I remember when chainmail didn't have spells or a thief! Or when chainmail was LGTSA medieval miniatures rules. [bonus points if you know off hand what LGTSA means! ;)

LGTSA:
Lake Geneva Tactical Studies Association


Paladin based on this all on its lonesome.


avr wrote:

Activating smite is a swift action too - not even the paladin can follow Moonheart's plan.

That said a cleric can, sort of. The contingent spell feat allows for no-action healing, and quicken spell lets a cleric buff as a swift action. It's not terribly efficient but it is possible.

It's important to note that a typical Paladin is two handed power attacker, meaning the rest of their feats may be dedicated to Lay On Hands, and oath of vengeance makes it the strongest build I can think of that takes that mane Extra X feats.

Smite being a swift action isn't even bad. It's the first thing you do for whatever you want very dead very soon, and after that one swift action, I can't think of anything in class a Paladin needs for their swift action.

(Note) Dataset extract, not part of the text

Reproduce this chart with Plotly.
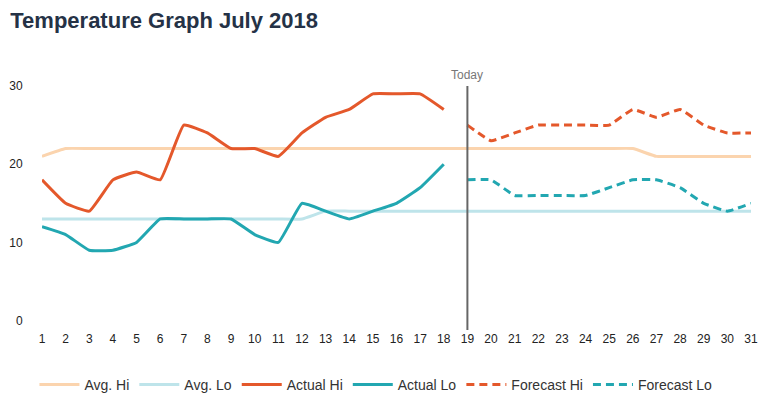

Cleric also struggles to keep pace with damage. Less Bab means worse aim and damage, which can be remedied within spells, but that's, say, two spells. If two standard spells, then the Pally is already ahead since it's smite, then smash. Even with quicken, that's a swift action a Paladin of Vengeance uses on smite, and tho a cleric may be able to buff to make up for the damage and accuracy of a base Paladin, but nothing really compares to a Smiting Paladin in melee (Where a tank is supposed to be at all times).